LISTED ENTRIES –
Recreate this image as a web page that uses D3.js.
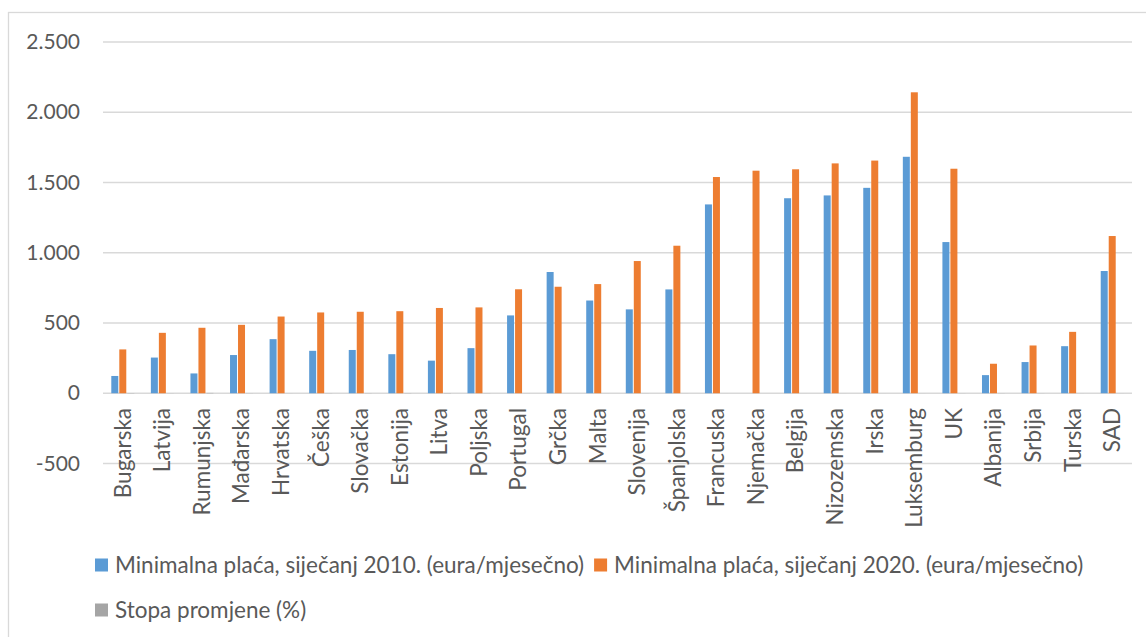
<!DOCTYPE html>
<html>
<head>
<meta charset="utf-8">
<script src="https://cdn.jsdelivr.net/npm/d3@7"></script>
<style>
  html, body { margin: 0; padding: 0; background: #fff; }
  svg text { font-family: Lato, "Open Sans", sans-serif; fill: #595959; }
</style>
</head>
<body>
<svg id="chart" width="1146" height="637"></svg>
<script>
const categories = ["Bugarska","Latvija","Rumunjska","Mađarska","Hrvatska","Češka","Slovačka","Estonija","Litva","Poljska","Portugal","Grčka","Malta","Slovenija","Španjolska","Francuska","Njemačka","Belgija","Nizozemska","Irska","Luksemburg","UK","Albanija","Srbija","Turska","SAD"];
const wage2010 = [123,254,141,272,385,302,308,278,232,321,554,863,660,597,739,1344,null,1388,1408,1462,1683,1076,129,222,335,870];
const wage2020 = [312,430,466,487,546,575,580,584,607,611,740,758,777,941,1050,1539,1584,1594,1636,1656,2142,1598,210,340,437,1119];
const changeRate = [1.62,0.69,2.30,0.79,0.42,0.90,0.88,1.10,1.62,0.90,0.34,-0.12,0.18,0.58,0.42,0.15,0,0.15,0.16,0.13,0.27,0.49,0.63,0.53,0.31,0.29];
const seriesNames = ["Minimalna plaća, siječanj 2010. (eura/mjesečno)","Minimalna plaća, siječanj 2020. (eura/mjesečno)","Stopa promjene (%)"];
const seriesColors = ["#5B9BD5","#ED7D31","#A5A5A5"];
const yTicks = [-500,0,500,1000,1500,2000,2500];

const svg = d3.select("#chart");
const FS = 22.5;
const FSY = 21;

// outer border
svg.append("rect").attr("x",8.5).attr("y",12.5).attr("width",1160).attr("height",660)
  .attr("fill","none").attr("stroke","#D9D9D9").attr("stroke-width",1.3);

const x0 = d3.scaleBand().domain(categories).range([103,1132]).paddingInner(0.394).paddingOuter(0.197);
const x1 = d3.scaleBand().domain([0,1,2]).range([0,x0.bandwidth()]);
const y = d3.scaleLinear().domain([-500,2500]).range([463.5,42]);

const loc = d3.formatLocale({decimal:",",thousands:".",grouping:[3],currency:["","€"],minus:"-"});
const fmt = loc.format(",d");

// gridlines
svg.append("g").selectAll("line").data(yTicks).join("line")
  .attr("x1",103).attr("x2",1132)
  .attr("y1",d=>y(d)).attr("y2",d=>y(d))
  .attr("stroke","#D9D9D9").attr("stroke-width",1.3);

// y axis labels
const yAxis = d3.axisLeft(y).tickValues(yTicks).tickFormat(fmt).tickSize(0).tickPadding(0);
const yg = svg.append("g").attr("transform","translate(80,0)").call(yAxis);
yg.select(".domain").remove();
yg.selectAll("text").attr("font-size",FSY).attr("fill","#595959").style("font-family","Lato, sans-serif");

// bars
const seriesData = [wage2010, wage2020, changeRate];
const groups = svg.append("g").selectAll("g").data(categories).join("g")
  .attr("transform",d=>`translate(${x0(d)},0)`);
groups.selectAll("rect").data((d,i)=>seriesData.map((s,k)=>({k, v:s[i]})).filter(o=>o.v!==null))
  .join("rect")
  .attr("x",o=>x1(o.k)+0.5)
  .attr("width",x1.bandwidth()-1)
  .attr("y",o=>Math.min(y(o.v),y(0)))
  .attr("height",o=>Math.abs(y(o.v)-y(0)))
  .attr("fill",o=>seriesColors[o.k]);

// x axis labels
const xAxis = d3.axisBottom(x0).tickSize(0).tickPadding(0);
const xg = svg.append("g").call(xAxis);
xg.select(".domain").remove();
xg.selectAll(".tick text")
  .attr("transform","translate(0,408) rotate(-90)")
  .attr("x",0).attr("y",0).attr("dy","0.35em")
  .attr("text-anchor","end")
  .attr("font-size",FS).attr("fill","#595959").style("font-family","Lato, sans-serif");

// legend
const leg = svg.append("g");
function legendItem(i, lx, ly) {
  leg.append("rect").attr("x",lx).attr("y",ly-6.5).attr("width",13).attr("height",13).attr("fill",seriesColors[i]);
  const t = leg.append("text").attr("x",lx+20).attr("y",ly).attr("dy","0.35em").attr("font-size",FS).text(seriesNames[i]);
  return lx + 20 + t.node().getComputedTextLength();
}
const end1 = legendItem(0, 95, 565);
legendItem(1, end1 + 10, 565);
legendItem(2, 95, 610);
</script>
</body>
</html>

---

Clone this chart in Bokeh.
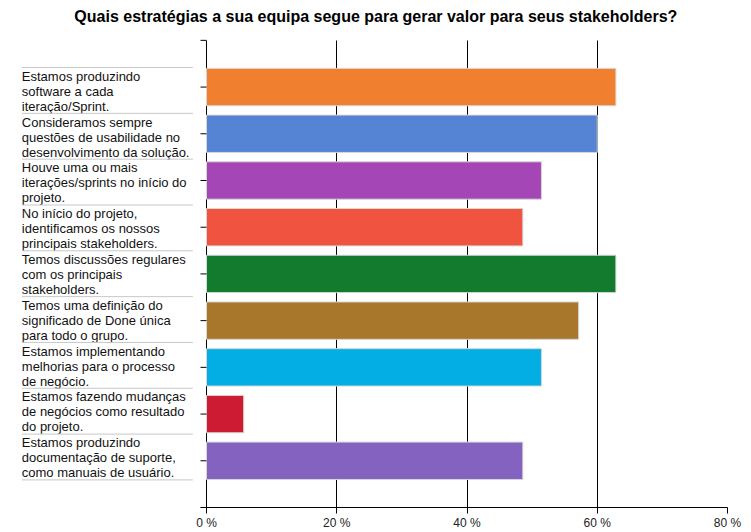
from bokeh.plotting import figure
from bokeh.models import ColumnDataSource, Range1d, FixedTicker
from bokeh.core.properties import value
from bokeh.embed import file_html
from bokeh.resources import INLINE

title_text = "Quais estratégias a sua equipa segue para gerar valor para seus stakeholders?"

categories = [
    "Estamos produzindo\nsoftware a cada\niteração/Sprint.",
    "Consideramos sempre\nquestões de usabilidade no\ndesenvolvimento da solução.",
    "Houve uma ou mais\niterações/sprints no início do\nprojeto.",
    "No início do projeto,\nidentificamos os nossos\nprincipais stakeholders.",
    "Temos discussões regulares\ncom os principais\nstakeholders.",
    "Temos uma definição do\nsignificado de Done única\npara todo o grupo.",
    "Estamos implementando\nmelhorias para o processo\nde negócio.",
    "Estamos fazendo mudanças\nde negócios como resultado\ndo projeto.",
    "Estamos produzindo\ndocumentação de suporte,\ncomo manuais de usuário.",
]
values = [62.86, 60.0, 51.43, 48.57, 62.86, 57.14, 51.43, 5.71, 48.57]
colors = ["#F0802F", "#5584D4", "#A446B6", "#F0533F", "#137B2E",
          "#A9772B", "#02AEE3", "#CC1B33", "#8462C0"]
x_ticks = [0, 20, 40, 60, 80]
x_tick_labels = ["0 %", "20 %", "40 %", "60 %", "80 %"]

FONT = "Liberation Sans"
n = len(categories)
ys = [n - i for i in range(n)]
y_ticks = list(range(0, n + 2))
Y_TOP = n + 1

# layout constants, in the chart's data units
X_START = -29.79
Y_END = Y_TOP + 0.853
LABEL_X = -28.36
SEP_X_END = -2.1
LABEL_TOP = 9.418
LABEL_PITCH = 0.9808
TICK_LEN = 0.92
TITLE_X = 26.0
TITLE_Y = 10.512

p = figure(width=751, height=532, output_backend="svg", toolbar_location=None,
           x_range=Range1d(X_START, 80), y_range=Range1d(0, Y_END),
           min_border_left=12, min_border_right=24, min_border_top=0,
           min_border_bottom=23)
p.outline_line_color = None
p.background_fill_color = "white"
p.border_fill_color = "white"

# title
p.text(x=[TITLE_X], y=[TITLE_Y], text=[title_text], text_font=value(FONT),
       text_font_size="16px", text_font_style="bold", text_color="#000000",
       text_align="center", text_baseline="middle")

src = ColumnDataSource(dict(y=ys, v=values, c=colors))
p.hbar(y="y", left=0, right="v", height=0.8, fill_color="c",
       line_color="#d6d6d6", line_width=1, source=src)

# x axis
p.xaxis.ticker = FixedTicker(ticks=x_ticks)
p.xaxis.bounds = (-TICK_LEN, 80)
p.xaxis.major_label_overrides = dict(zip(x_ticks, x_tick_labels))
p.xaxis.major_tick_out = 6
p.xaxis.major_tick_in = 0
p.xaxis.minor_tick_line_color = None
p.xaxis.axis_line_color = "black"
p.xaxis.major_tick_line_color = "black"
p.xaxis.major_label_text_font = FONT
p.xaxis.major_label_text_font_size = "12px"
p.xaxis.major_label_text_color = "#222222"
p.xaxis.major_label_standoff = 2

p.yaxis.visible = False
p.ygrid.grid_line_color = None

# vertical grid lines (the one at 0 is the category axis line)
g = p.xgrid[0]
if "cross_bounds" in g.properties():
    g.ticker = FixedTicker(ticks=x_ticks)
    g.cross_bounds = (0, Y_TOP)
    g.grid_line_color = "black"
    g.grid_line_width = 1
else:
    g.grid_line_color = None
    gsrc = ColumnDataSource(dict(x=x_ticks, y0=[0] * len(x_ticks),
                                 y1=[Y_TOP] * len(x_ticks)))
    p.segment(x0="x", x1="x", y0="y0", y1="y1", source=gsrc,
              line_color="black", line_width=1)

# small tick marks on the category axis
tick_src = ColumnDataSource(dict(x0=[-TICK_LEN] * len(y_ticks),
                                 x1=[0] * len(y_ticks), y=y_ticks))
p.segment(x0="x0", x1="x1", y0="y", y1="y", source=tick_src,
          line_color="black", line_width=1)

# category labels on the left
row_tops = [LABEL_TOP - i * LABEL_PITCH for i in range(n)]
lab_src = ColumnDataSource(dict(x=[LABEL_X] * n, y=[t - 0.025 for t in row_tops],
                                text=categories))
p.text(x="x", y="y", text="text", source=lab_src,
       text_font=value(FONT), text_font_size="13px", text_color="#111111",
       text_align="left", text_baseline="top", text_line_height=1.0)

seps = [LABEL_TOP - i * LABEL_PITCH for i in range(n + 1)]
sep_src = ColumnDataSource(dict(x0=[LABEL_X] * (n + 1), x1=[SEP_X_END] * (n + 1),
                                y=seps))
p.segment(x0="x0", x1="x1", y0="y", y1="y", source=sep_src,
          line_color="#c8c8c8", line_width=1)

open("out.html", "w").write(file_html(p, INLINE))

STATED PROBLEM – Return exactly the lines from the one with "Clone this chart in Bokeh." to the one with "TITLE_Y = 10.512", both ends kept, and only those. Images are left out.

FINAL RESULT –
Clone this chart in Bokeh.
from bokeh.plotting import figure
from bokeh.models import ColumnDataSource, Range1d, FixedTicker
from bokeh.core.properties import value
from bokeh.embed import file_html
from bokeh.resources import INLINE

title_text = "Quais estratégias a sua equipa segue para gerar valor para seus stakeholders?"

categories = [
    "Estamos produzindo\nsoftware a cada\niteração/Sprint.",
    "Consideramos sempre\nquestões de usabilidade no\ndesenvolvimento da solução.",
    "Houve uma ou mais\niterações/sprints no início do\nprojeto.",
    "No início do projeto,\nidentificamos os nossos\nprincipais stakeholders.",
    "Temos discussões regulares\ncom os principais\nstakeholders.",
    "Temos uma definição do\nsignificado de Done única\npara todo o grupo.",
    "Estamos implementando\nmelhorias para o processo\nde negócio.",
    "Estamos fazendo mudanças\nde negócios como resultado\ndo projeto.",
    "Estamos produzindo\ndocumentação de suporte,\ncomo manuais de usuário.",
]
values = [62.86, 60.0, 51.43, 48.57, 62.86, 57.14, 51.43, 5.71, 48.57]
colors = ["#F0802F", "#5584D4", "#A446B6", "#F0533F", "#137B2E",
          "#A9772B", "#02AEE3", "#CC1B33", "#8462C0"]
x_ticks = [0, 20, 40, 60, 80]
x_tick_labels = ["0 %", "20 %", "40 %", "60 %", "80 %"]

FONT = "Liberation Sans"
n = len(categories)
ys = [n - i for i in range(n)]
y_ticks = list(range(0, n + 2))
Y_TOP = n + 1

# layout constants, in the chart's data units
X_START = -29.79
Y_END = Y_TOP + 0.853
LABEL_X = -28.36
SEP_X_END = -2.1
LABEL_TOP = 9.418
LABEL_PITCH = 0.9808
TICK_LEN = 0.92
TITLE_X = 26.0
TITLE_Y = 10.512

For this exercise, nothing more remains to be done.